begin DATA EXCERPTS

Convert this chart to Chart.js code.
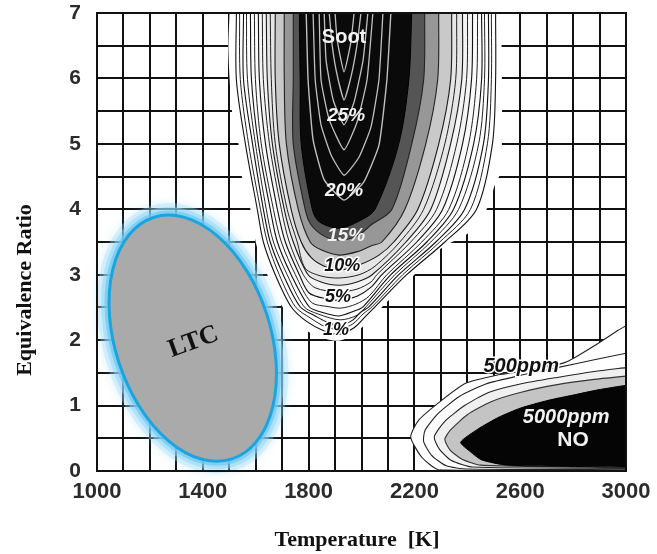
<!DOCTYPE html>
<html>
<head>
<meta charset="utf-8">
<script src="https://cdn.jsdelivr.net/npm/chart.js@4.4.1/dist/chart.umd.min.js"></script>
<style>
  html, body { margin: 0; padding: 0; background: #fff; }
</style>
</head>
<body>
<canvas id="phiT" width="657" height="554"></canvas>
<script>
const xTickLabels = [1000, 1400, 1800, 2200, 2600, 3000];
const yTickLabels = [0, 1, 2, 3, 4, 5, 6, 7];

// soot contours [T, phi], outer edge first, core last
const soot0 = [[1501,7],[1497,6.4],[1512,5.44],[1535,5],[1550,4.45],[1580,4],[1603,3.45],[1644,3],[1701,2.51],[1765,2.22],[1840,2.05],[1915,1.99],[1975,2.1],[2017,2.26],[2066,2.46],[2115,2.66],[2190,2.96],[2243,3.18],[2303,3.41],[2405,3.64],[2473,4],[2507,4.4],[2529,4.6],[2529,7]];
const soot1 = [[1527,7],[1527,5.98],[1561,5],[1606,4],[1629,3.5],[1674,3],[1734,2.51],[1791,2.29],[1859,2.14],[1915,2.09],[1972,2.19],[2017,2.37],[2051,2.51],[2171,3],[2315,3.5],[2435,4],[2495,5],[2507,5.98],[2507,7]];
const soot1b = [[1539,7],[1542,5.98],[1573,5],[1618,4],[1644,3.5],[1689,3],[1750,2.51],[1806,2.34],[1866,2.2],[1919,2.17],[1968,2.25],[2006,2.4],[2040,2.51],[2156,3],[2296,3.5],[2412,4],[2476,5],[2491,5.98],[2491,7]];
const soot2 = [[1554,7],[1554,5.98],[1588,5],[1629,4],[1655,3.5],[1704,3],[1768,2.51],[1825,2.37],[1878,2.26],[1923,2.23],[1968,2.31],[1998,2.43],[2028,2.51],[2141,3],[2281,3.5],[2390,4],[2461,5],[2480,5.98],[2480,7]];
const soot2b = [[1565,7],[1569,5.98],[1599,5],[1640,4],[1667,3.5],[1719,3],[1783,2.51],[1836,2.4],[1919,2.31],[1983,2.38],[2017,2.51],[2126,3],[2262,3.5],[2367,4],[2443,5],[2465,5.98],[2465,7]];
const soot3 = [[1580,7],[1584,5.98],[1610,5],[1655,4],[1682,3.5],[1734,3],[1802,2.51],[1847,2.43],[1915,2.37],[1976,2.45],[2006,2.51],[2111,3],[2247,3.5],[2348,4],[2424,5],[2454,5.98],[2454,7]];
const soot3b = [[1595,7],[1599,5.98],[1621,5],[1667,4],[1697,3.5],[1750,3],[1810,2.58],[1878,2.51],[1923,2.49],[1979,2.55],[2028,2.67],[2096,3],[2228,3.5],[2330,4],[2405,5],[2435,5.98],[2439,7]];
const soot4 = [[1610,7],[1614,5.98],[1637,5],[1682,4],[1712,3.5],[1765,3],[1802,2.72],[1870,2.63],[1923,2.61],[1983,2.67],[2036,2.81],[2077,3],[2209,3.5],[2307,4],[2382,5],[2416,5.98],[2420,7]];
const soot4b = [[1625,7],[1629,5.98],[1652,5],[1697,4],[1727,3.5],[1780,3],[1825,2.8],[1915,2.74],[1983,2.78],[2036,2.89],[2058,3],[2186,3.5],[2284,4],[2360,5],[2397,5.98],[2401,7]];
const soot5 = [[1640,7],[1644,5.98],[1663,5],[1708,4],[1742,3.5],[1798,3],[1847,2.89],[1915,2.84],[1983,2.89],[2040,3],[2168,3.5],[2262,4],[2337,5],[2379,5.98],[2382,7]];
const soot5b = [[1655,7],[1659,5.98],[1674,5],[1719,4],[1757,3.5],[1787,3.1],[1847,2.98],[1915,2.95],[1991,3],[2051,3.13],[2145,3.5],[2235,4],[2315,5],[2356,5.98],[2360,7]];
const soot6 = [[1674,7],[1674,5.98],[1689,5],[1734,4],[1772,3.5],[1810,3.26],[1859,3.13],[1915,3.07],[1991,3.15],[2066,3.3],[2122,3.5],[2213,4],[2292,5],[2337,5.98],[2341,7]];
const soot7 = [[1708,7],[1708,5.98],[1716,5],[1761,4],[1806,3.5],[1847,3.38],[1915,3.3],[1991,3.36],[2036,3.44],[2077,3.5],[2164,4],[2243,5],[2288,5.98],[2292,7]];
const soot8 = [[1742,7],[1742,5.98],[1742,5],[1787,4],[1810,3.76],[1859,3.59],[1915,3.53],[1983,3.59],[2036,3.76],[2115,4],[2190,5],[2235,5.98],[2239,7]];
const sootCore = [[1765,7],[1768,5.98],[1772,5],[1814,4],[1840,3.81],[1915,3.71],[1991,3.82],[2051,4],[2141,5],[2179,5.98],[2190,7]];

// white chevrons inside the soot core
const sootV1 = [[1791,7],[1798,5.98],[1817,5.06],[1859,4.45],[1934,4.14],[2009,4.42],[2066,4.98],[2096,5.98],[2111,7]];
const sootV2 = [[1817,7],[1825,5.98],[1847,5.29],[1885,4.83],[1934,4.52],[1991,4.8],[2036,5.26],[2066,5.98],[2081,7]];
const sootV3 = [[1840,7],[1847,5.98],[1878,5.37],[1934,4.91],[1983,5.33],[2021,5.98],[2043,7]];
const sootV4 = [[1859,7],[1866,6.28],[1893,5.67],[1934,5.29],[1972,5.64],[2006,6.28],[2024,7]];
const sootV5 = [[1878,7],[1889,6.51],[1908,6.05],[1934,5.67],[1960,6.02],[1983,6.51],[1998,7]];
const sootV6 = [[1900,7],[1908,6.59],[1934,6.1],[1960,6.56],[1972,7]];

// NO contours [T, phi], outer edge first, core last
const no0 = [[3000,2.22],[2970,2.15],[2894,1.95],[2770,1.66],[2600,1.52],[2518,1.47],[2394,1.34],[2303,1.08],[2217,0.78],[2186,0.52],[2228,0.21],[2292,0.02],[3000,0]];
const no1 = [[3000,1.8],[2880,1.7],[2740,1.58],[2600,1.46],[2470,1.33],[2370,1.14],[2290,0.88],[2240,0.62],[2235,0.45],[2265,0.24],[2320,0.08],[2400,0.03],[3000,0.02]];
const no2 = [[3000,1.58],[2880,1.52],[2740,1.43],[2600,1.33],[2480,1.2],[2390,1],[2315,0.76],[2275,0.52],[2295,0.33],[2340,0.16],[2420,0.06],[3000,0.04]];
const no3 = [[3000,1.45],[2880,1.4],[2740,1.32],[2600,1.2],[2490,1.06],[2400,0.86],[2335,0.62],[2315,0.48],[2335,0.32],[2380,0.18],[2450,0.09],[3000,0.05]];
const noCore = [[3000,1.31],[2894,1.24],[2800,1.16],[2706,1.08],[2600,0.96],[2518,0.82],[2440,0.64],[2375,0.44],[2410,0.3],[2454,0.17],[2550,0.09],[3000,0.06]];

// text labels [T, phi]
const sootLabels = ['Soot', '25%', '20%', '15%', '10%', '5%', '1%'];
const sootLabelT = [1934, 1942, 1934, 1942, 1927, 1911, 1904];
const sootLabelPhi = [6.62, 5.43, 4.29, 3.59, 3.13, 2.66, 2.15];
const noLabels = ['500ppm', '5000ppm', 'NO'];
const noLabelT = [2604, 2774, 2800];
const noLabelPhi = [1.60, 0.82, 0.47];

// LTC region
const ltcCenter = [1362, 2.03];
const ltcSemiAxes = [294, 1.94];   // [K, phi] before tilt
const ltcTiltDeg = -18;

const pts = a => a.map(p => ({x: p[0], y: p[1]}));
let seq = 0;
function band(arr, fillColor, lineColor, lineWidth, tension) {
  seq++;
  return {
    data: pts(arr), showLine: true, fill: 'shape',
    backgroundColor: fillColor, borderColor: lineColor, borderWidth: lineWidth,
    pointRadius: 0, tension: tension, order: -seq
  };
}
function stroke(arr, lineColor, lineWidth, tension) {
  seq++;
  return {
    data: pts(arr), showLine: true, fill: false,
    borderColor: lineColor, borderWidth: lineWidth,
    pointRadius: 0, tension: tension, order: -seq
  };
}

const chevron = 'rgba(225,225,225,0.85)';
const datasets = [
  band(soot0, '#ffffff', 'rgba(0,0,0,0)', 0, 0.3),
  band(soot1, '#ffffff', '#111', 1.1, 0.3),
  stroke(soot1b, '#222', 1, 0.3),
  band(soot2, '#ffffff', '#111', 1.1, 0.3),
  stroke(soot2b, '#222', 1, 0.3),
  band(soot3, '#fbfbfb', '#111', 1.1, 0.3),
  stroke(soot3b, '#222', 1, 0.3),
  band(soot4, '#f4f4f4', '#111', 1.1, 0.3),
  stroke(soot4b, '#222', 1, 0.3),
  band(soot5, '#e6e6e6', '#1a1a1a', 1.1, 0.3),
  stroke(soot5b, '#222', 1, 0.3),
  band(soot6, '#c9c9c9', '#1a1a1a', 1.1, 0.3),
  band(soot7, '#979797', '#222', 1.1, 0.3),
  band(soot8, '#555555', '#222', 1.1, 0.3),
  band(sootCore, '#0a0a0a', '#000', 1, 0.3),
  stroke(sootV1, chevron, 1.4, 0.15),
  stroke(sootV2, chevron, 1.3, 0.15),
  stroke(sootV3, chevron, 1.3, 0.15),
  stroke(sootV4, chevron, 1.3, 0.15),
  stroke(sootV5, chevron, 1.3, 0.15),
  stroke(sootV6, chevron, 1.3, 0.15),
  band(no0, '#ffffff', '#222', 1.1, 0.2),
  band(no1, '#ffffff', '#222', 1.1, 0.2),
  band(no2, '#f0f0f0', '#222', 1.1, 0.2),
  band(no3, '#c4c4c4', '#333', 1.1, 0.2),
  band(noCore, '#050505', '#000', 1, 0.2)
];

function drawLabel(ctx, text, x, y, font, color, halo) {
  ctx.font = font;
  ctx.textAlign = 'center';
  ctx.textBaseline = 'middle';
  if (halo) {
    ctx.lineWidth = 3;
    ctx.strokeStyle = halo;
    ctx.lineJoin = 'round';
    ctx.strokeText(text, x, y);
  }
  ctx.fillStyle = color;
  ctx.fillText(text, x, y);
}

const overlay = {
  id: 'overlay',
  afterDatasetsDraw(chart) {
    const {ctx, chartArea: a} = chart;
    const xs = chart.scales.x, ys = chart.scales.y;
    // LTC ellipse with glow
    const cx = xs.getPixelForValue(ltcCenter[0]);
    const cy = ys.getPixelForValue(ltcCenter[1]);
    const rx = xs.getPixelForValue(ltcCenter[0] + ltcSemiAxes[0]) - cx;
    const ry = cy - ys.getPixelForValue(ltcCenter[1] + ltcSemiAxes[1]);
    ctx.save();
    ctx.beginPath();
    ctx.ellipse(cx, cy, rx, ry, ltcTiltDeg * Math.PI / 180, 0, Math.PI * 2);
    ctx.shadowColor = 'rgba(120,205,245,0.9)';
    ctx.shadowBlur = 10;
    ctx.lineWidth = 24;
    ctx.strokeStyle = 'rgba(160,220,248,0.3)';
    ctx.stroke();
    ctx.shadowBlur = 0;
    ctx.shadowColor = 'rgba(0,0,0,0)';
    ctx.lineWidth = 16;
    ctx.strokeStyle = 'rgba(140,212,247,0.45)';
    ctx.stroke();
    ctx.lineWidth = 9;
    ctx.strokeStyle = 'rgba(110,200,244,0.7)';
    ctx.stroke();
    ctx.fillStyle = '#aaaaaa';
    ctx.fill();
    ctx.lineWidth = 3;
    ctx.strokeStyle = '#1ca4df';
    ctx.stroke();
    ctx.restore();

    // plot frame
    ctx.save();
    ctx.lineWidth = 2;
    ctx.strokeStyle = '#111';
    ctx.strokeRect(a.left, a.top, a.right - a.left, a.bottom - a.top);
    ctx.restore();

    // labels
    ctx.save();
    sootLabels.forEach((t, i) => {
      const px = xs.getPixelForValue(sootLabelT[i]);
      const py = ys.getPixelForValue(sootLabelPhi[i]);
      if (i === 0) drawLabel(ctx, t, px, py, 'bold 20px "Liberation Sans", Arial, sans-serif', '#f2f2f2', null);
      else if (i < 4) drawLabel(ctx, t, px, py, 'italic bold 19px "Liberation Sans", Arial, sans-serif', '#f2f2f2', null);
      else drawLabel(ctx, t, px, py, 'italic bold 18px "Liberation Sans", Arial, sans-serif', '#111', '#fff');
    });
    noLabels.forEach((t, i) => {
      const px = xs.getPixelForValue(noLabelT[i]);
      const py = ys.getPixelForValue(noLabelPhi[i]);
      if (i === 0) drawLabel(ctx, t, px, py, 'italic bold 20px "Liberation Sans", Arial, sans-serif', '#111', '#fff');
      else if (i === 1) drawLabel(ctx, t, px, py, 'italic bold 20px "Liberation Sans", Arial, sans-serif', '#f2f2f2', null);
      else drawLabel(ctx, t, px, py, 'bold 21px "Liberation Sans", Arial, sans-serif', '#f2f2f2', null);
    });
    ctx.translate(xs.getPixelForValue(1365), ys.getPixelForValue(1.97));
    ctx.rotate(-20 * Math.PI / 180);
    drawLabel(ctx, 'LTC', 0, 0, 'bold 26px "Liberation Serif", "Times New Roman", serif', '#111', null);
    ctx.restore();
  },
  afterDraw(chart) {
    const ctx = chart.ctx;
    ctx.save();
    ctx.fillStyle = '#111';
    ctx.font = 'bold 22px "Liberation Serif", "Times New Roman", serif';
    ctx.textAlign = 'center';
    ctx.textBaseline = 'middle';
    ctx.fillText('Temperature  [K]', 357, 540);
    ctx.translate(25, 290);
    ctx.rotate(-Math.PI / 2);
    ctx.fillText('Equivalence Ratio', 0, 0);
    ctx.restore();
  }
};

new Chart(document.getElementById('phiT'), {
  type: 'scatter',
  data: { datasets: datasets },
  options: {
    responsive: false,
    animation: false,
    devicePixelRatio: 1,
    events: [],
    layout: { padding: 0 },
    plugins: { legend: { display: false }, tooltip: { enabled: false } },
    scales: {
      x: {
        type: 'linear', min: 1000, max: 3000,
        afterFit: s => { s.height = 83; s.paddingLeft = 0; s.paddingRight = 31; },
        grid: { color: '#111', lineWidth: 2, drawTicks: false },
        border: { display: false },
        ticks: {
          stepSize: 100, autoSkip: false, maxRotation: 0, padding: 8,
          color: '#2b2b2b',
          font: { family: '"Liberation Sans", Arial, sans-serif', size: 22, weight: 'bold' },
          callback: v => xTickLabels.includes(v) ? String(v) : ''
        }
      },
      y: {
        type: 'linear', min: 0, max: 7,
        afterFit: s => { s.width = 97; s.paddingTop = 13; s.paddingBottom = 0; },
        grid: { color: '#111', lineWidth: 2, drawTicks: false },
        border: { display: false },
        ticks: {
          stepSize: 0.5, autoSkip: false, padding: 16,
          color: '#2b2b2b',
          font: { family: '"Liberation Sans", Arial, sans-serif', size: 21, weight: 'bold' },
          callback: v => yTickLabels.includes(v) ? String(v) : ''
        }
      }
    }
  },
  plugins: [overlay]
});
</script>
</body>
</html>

end DATA EXCERPTS
begin DATA EXCERPTS

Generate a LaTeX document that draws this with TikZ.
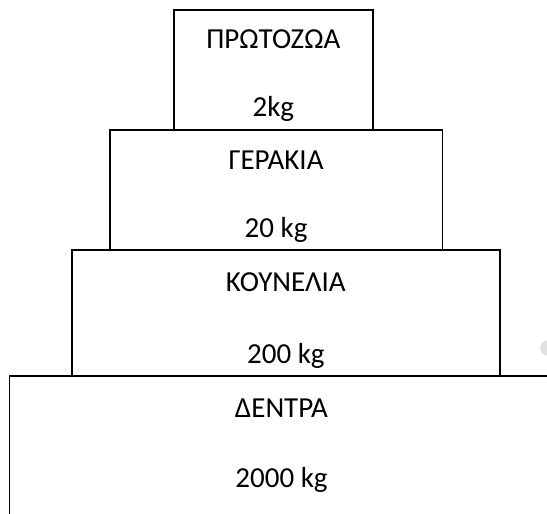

end DATA EXCERPTS
begin DATA EXCERPTS

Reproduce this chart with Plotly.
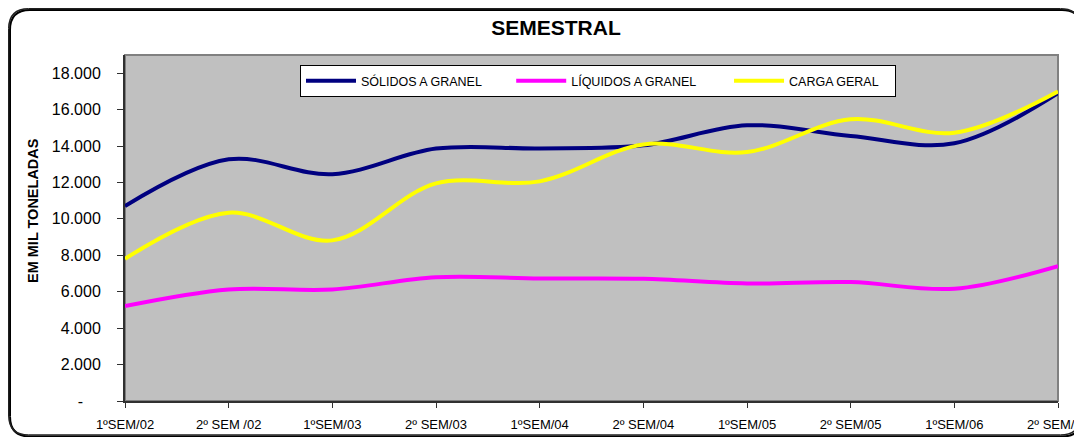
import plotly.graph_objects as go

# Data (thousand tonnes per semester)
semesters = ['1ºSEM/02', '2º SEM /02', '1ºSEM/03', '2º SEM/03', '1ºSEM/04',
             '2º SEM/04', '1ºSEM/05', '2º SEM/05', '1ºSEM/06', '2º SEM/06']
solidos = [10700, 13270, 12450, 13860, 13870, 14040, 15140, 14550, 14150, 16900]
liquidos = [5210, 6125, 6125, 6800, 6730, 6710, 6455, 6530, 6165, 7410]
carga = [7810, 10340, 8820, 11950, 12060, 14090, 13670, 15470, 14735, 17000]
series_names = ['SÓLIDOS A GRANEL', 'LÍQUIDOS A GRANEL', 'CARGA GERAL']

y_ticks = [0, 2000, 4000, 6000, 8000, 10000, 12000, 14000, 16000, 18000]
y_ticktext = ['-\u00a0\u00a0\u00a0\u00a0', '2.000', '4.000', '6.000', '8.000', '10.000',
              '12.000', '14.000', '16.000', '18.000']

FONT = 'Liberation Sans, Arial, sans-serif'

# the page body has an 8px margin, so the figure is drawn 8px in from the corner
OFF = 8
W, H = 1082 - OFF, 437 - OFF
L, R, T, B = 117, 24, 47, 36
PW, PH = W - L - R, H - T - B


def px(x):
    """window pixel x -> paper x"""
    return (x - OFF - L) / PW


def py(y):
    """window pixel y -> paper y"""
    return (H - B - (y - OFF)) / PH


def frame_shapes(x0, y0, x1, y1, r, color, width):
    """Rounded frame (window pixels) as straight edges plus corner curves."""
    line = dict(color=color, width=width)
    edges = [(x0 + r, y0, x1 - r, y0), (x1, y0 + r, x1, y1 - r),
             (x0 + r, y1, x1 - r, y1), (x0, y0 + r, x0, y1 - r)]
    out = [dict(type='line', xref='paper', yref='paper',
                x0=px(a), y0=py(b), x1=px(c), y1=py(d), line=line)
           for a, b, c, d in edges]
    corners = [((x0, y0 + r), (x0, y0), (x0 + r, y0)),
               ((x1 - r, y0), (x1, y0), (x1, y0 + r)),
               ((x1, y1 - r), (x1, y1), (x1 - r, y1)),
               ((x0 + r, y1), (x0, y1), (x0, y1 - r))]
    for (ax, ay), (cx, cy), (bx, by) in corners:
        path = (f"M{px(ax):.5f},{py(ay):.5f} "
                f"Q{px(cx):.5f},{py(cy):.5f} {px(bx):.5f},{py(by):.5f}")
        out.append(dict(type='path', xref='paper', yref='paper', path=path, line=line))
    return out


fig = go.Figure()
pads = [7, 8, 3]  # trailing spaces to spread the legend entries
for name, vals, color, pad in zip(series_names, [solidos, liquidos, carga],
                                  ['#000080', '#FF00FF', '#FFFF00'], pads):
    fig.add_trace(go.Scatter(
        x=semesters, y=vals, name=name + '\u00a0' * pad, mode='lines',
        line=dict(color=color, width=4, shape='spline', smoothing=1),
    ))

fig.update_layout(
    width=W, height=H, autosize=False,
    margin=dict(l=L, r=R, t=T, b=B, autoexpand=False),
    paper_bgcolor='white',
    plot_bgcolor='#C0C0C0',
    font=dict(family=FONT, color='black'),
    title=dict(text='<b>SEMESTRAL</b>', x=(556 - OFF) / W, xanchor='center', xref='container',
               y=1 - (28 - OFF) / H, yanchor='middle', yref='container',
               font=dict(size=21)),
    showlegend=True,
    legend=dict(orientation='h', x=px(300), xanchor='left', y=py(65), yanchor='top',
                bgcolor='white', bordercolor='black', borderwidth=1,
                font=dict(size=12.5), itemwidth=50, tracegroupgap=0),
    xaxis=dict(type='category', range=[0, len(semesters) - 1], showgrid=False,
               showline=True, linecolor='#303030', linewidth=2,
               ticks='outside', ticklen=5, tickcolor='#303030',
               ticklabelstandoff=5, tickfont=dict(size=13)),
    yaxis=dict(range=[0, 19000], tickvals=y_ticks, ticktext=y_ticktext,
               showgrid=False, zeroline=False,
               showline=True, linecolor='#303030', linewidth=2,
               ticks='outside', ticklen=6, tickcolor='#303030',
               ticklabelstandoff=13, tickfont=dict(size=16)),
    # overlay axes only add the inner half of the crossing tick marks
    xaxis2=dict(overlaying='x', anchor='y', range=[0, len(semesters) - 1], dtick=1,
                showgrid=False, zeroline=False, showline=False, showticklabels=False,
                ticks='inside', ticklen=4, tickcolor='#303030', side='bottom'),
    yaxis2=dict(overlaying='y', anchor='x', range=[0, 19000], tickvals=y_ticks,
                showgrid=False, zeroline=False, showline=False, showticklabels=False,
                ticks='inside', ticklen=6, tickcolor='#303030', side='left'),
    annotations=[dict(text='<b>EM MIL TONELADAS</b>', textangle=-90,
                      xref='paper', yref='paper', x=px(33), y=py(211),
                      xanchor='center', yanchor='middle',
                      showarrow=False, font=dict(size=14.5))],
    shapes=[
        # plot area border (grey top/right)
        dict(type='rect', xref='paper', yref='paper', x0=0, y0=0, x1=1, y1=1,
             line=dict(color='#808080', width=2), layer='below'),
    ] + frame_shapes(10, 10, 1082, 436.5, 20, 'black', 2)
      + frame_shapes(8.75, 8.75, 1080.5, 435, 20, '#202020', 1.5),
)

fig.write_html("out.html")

end DATA EXCERPTS

YOUR INSTRUCTIONS — Using the data above, print only the lines starting at the one with "Reproduce this chart with Plotly." and ending at the one with "return (H - B - (y - OFF)) / PH", exactly as they stand, minus the pictures.

RESULT BELOW —
Reproduce this chart with Plotly.
import plotly.graph_objects as go

# Data (thousand tonnes per semester)
semesters = ['1ºSEM/02', '2º SEM /02', '1ºSEM/03', '2º SEM/03', '1ºSEM/04',
             '2º SEM/04', '1ºSEM/05', '2º SEM/05', '1ºSEM/06', '2º SEM/06']
solidos = [10700, 13270, 12450, 13860, 13870, 14040, 15140, 14550, 14150, 16900]
liquidos = [5210, 6125, 6125, 6800, 6730, 6710, 6455, 6530, 6165, 7410]
carga = [7810, 10340, 8820, 11950, 12060, 14090, 13670, 15470, 14735, 17000]
series_names = ['SÓLIDOS A GRANEL', 'LÍQUIDOS A GRANEL', 'CARGA GERAL']

y_ticks = [0, 2000, 4000, 6000, 8000, 10000, 12000, 14000, 16000, 18000]
y_ticktext = ['-\u00a0\u00a0\u00a0\u00a0', '2.000', '4.000', '6.000', '8.000', '10.000',
              '12.000', '14.000', '16.000', '18.000']

FONT = 'Liberation Sans, Arial, sans-serif'

# the page body has an 8px margin, so the figure is drawn 8px in from the corner
OFF = 8
W, H = 1082 - OFF, 437 - OFF
L, R, T, B = 117, 24, 47, 36
PW, PH = W - L - R, H - T - B


def px(x):
    """window pixel x -> paper x"""
    return (x - OFF - L) / PW


def py(y):
    """window pixel y -> paper y"""
    return (H - B - (y - OFF)) / PH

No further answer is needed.